Two years' time changes the meaning of things — definitions, positions, reputations — to the point that traits once considered disqualifying become assets. This isn’t merely a result of hindsight, but the spoiling effect of an era of drowning in disinformation and false balance. This transformation can most plainly be seen in the difference between two White House Press Secretary’s afterlives, that of Sean Spicer versus that of Sarah Huckabee Sanders.

When Spicer got the boot in July 2017, flaming out after a mere six months on the job, it was commonly accepted that there would be no cushy cable news contributor job waiting for him as there was for Donald Trump’s other flunkies like Corey Lewandowski, Anthony Scaramucci and Sebastian Gorka.

None of them had been transformed into a national joke by Melissa McCarthy on “Saturday Night Live,” which effectively neutered a man who had already shown himself to be a stammering, disheveled bag of sadness.

Thus in 2017 when NBC reported what the world already suspected — that CBS News, CNN, Fox News, ABC News and NBC News declined to offer Spicer a job due to “a lack of credibility” — we snickered in a collective cloud of schadenfreude, content that the universe was delivering a richly deserved comeuppance to a liar.

Spicer made a modest attempt to rejoin public life with the publication of the book he wrote that nobody wanted in 2018, only to be slapped back into his hidey-hole. And nobody seems excited that ABC has cast him on “Dancing with the Stars” except the toady’s number one fan (now that he doesn’t have to look at him every day).

But Sanders is different.
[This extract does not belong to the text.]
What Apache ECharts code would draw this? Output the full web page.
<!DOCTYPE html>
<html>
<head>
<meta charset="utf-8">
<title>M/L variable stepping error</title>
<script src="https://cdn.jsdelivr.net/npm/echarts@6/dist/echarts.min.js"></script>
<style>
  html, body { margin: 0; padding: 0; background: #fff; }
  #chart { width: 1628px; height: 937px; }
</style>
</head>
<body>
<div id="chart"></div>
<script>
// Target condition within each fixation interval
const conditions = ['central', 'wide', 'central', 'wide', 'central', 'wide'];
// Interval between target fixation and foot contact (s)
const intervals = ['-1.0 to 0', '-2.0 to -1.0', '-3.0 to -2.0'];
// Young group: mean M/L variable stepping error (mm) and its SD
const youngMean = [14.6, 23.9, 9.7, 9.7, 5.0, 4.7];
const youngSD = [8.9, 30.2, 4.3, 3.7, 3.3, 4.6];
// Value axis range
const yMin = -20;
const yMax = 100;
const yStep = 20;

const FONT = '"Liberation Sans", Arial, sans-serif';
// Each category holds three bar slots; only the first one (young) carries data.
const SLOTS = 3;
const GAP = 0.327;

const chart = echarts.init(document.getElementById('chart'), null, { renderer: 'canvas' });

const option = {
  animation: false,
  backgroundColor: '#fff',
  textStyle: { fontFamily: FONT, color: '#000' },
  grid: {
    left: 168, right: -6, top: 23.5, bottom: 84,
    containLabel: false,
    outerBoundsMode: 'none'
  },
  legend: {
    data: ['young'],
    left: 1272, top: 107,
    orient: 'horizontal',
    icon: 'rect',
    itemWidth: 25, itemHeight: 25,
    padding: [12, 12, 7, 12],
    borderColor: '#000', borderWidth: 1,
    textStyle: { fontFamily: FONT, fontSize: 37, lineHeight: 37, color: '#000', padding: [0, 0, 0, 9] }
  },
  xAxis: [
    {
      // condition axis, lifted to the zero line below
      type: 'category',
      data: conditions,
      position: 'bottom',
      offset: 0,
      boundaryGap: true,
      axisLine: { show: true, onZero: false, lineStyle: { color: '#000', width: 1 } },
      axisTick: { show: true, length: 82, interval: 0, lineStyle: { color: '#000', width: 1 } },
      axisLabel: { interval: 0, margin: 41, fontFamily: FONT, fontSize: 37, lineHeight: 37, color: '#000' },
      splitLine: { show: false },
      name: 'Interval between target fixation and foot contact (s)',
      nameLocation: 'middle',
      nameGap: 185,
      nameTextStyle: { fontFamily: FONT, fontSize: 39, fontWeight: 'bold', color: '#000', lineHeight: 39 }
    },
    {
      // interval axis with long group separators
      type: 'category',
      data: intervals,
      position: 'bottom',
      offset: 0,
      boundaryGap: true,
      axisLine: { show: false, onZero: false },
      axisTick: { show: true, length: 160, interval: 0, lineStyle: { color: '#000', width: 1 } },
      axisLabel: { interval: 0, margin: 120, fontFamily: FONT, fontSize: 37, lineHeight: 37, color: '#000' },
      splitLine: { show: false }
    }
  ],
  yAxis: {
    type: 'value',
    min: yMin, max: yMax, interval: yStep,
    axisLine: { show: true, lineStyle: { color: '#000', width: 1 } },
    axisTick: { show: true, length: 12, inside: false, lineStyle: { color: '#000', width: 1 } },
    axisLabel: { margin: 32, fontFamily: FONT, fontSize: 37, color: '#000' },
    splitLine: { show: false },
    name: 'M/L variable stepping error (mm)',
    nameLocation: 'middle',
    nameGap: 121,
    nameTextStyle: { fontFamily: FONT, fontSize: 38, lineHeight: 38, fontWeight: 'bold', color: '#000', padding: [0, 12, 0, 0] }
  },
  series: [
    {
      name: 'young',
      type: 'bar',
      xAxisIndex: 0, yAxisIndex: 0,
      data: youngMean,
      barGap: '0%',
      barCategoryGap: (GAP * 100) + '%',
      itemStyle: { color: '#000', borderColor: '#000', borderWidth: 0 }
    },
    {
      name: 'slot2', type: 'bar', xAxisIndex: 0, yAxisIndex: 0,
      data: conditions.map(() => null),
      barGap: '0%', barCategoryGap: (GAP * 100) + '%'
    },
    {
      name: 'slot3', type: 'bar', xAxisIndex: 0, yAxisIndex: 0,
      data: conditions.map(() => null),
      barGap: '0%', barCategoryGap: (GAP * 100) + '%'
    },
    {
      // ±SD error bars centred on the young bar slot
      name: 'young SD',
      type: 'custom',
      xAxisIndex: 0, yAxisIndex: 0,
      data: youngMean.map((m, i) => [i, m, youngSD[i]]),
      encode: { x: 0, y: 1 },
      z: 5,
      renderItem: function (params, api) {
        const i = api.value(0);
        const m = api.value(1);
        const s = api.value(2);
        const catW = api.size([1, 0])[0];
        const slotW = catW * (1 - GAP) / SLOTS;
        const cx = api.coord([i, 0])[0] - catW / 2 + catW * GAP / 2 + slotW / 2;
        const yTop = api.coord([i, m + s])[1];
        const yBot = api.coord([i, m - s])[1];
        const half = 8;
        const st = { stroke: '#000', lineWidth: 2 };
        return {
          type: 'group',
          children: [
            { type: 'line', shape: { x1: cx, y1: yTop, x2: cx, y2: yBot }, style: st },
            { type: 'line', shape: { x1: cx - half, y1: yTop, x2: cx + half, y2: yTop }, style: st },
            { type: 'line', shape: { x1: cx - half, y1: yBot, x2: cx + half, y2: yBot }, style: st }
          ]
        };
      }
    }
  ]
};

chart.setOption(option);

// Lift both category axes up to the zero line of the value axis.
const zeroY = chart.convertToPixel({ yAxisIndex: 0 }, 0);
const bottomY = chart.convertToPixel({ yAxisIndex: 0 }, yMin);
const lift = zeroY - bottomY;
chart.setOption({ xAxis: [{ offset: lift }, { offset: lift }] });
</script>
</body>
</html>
Sanders' tenure as White House Press Secretary was four times as long as Spicer’s and filled with many more lies delivered much more aggressively and without breaking a sweat. Her cool, unflappable mendacity inspired comedian Michelle Wolf to crack that she burns facts and uses the ash to create “a perfect smoky eye” during April 2018’’s White House Correspondents’ Dinner.
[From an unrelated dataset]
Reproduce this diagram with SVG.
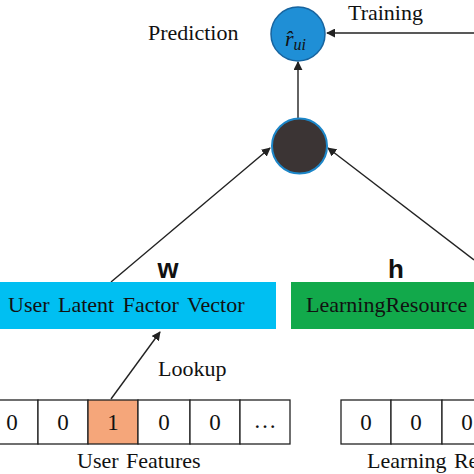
<svg xmlns="http://www.w3.org/2000/svg" width="474" height="474" viewBox="0 0 474 474">
<defs>
<style>
.serif{font-family:"Liberation Serif","Times New Roman",serif;fill:#111;}
.lbl{font-size:22px;}
.bold{font-family:"Liberation Sans",Arial,sans-serif;font-weight:bold;fill:#111;}
.cell{fill:#fff;stroke:#222;stroke-width:1.3;}
.edge{stroke:#222;stroke-width:1.4;fill:none;marker-end:url(#ah);}
</style>
<marker id="ah" viewBox="0 0 10 10" refX="9" refY="5" markerWidth="9" markerHeight="9" markerUnits="userSpaceOnUse" orient="auto">
<path d="M0,0 L10,5 L0,10 z" fill="#222"/>
</marker>
</defs>
<rect width="474" height="474" fill="#fff"/>
<g id="connectors">
<line class="edge" x1="474" y1="33" x2="327" y2="33"/>
<line class="edge" x1="298" y1="118" x2="298" y2="62"/>
<line class="edge" x1="111" y1="282" x2="270" y2="148"/>
<line class="edge" x1="474" y1="260" x2="328" y2="148"/>
<line class="edge" x1="111" y1="399" x2="160" y2="332"/>
</g>
<g id="prediction">
<circle cx="298" cy="34" r="27" fill="#1f8fd6" stroke="#17649f" stroke-width="1.5"/>
<text class="serif" x="285" y="46" font-size="22" font-style="italic">r̂<tspan font-size="16" dy="4">ui</tspan></text>
<text class="serif lbl" x="148" y="40">Prediction</text>
</g>
<g id="training-label"><text class="serif lbl" x="348" y="20">Training</text></g>
<g id="dot">
<circle cx="299.5" cy="146" r="27.5" fill="#3b3434" stroke="#1c86c8" stroke-width="2"/>
</g>
<g id="user-vector">
<rect x="0" y="282" width="276" height="47" fill="#00bff2"/>
<text class="serif lbl" x="8" y="312" word-spacing="3">User Latent Factor Vector</text>
<text class="bold" x="168" y="278" font-size="27" text-anchor="middle">w</text>
</g>
<g id="resource-vector">
<rect x="291" y="282" width="183" height="47" fill="#12a94b"/>
<text class="serif lbl" x="306" y="312">LearningResource</text>
<text class="bold" x="396" y="278" font-size="26" text-anchor="middle">h</text>
</g>
<g id="lookup-label"><text class="serif lbl" x="158" y="376">Lookup</text></g>
<g id="user-features">
<rect class="cell" x="-2" y="400" width="40" height="44"/>
<rect class="cell" x="38" y="400" width="50" height="44"/>
<rect x="88" y="400" width="50" height="44" fill="#f5a67a" stroke="#222" stroke-width="1.3"/>
<rect class="cell" x="138" y="400" width="52" height="44"/>
<rect class="cell" x="190" y="400" width="50" height="44"/>
<rect class="cell" x="240" y="400" width="50" height="44"/>
<g class="serif" font-size="23" text-anchor="middle">
<text x="12" y="430">0</text>
<text x="63" y="430">0</text>
<text x="113" y="430">1</text>
<text x="164" y="430">0</text>
<text x="215" y="430">0</text>
<text x="265" y="428">…</text>
</g>
<text class="serif lbl" x="77" y="468" word-spacing="2">User Features</text>
</g>
<g id="resource-features">
<rect class="cell" x="341" y="400" width="50" height="44"/>
<rect class="cell" x="391" y="400" width="51" height="44"/>
<rect class="cell" x="442" y="400" width="50" height="44"/>
<g class="serif" font-size="23" text-anchor="middle">
<text x="366" y="430">0</text>
<text x="416" y="430">0</text>
<text x="467" y="430">0</text>
</g>
<text class="serif lbl" x="367" y="468" word-spacing="2">Learning Re</text>
</g>
</svg>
Spicer is a terrible liar in ill-fitting suits, whereas Sanders is a polished, crisply-tailored deceiver. And so, in the same week that ABC was met with a figurative rotten-tomato pelting for hiring Spicer and contributing a six-figure paycheck and dance lessons to his bank account, Fox News’ announcement of their hiring of Sanders as a contributor resulted in a resounding, “Yup, that tracks.”
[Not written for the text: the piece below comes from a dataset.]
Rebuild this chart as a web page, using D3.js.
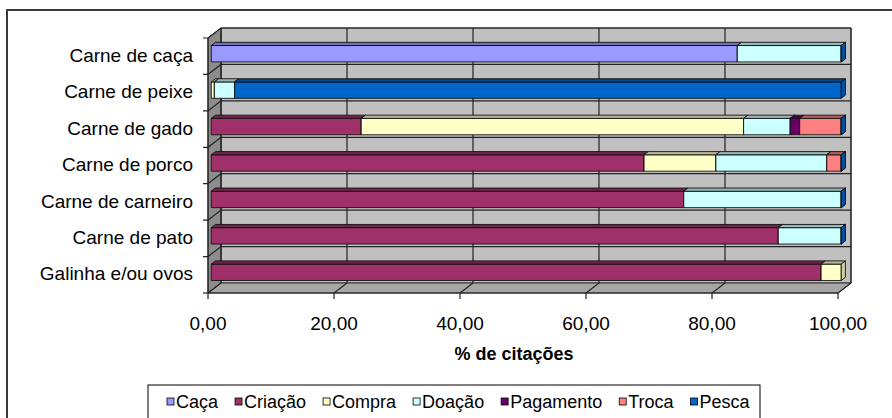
<!DOCTYPE html>
<html>
<head>
<meta charset="utf-8">
<script src="https://cdn.jsdelivr.net/npm/d3@7"></script>
<style>
  html, body { margin: 0; padding: 0; background: #ffffff; }
  svg { display: block; }
  text { font-family: "Liberation Sans", Arial, sans-serif; fill: #000; }
</style>
</head>
<body>
<svg id="chart" width="892" height="418"></svg>
<script>
// Origem dos alimentos por tipo de carne (% de citações)
const categories = ["Carne de caça", "Carne de peixe", "Carne de gado", "Carne de porco",
                    "Carne de carneiro", "Carne de pato", "Galinha e/ou ovos"];
const seriesNames = ["Caça", "Criação", "Compra", "Doação", "Pagamento", "Troca", "Pesca"];
const seriesColors = ["#9999FF", "#A0306A", "#FFFFC8", "#CCFFFF", "#660066", "#FF8080", "#0066CC"];

// one array per series, aligned with categories (null = not cited)
const caca      = [83.5, null, null, null, null, null, null];
const criacao   = [null, null, 23.8, 68.7, 75.0, 90.0, 96.8];
const compra    = [null, 0.5, 60.7, 11.4, null, null, 3.2];
const doacao    = [16.5, 3.2, 7.4, 17.6, 25.0, 10.0, null];
const pagamento = [null, null, 1.5, null, null, null, null];
const troca     = [null, null, 6.6, 2.3, null, null, null];
const pesca     = [0, 96.3, 0, 0, 0, 0, null];

const xTicks = [0, 20, 40, 60, 80, 100];
const xTickLabels = ["0,00", "20,00", "40,00", "60,00", "80,00", "100,00"];
const xTitle = "% de citações";

const seriesValues = [caca, criacao, compra, doacao, pagamento, troca, pesca];

const svg = d3.select("#chart");

// chart frame
svg.append("rect")
  .attr("x", 7).attr("y", 10).attr("width", 900).attr("height", 430)
  .attr("fill", "#fff").attr("stroke", "#3a3a3a").attr("stroke-width", 2);

// front plane scales; depth goes up and to the right
const x = d3.scaleLinear().domain([0, 100]).range([208, 838]);
const y = d3.scaleBand().domain(categories).range([38, 293])
  .paddingInner(0.55).paddingOuter(0.275);
const DX = 13, DY = 10;
const yTop = 38, yBot = 293;
const P = (px, py, z) => [px + z * DX, py - z * DY];
const poly = pts => pts.map(p => p.join(",")).join(" ");

const wallStroke = "#333";
// back wall
svg.append("polygon")
  .attr("points", poly([P(x(0), yTop, 1), P(x(100), yTop, 1), P(x(100), yBot, 1), P(x(0), yBot, 1)]))
  .attr("fill", "#C0C0C0").attr("stroke", wallStroke).attr("stroke-width", 1);
// side wall
svg.append("polygon")
  .attr("points", poly([[x(0), yTop], P(x(0), yTop, 1), P(x(0), yBot, 1), [x(0), yBot]]))
  .attr("fill", "#8c8c8c").attr("stroke", wallStroke).attr("stroke-width", 1);
// floor
svg.append("polygon")
  .attr("points", poly([[x(0), yBot], P(x(0), yBot, 1), P(x(100), yBot, 1), [x(100), yBot]]))
  .attr("fill", "#a6a6a6").attr("stroke", wallStroke).attr("stroke-width", 1);

// category gridlines: across the side wall and the back wall
const boundaries = d3.range(categories.length + 1).map(i => yTop + i * y.step());
const grid = svg.append("g").attr("fill", "none").attr("stroke", "#222").attr("stroke-width", 1.2);
boundaries.slice(0, -1).forEach(b => {
  grid.append("polyline")
    .attr("points", poly([[x(0) - 5, b], [x(0), b], P(x(0), b, 1), P(x(100), b, 1)]));
});
grid.append("line").attr("x1", x(0) - 5).attr("x2", x(0)).attr("y1", yBot).attr("y2", yBot);

// value gridlines: across the floor and up the back wall
xTicks.forEach(t => {
  grid.append("polyline")
    .attr("points", poly([[x(t), yBot + 6], [x(t), yBot], P(x(t), yBot, 1), P(x(t), yTop, 1)]));
});
// front axis lines
grid.append("line").attr("x1", x(0)).attr("x2", x(0)).attr("y1", yTop).attr("y2", yBot);
grid.append("line").attr("x1", x(0)).attr("x2", x(100)).attr("y1", yBot).attr("y2", yBot);

// stacked 3D bars
const zF = 0.25, zB = 0.57;
const bars = svg.append("g").attr("stroke", "#111").attr("stroke-width", 0.9).attr("stroke-linejoin", "round");
categories.forEach((cat, ci) => {
  let cum = 0;
  const top = y(cat), bot = y(cat) + y.bandwidth();
  seriesValues.forEach((vals, si) => {
    const v = vals[ci];
    if (v === null) return;
    const x0 = x(cum), x1 = x(cum + v);
    cum += v;
    const col = d3.color(seriesColors[si]);
    const g = bars.append("g");
    // front face
    g.append("polygon")
      .attr("points", poly([P(x0, top, zF), P(x1, top, zF), P(x1, bot, zF), P(x0, bot, zF)]))
      .attr("fill", col.formatHex());
    // top face
    g.append("polygon")
      .attr("points", poly([P(x0, top, zF), P(x1, top, zF), P(x1, top, zB), P(x0, top, zB)]))
      .attr("fill", col.darker(0.9).formatHex());
    // end face
    g.append("polygon")
      .attr("points", poly([P(x1, top, zF), P(x1, top, zB), P(x1, bot, zB), P(x1, bot, zF)]))
      .attr("fill", col.darker(0.6).formatHex());
  });
});

// category labels
svg.append("g").selectAll("text").data(categories).join("text")
  .attr("x", 193)
  .attr("y", d => y(d) + y.bandwidth() / 2 - 1)
  .attr("dy", "0.35em")
  .attr("text-anchor", "end")
  .attr("font-size", 19)
  .text(d => d);

// value tick labels
svg.append("g").selectAll("text").data(xTicks).join("text")
  .attr("x", d => x(d))
  .attr("y", 330)
  .attr("text-anchor", "middle")
  .attr("font-size", 19)
  .text((d, i) => xTickLabels[i]);

// axis title
svg.append("text")
  .attr("x", 514).attr("y", 360)
  .attr("text-anchor", "middle")
  .attr("font-size", 18).attr("font-weight", "bold")
  .text(xTitle);

// legend
const legend = svg.append("g");
legend.append("rect")
  .attr("x", 148).attr("y", 385).attr("width", 612).attr("height", 34)
  .attr("fill", "#fff").attr("stroke", "#000").attr("stroke-width", 1);
let lx = 167;
seriesNames.forEach((name, i) => {
  legend.append("rect")
    .attr("x", lx).attr("y", 398).attr("width", 7).attr("height", 7)
    .attr("fill", seriesColors[i]).attr("stroke", "#000").attr("stroke-width", 0.8);
  const t = legend.append("text")
    .attr("x", lx + 9).attr("y", 408)
    .attr("font-size", 18)
    .text(name);
  lx += 9 + t.node().getComputedTextLength() + 17;
});
</script>
</body>
</html>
Sanders will appear on all Fox News Media channels, including Fox News Channel, Fox Business Network, Fox News Digital, Fox Nation, on radio shows and podcasts. Accordingly, her first appearance will be on the Sept. 6 episode of one of her former boss’ favorite shows, “Fox & Friends.”

But what about her credibility, widely understood to be shredded? It’s all in how you define that term.  Sanders' time as White House press secretary reminded us time and again that credibility is about belief, not honesty.  It’s not about the integrity or truth of what you’re selling but the confidence with which you make the sale.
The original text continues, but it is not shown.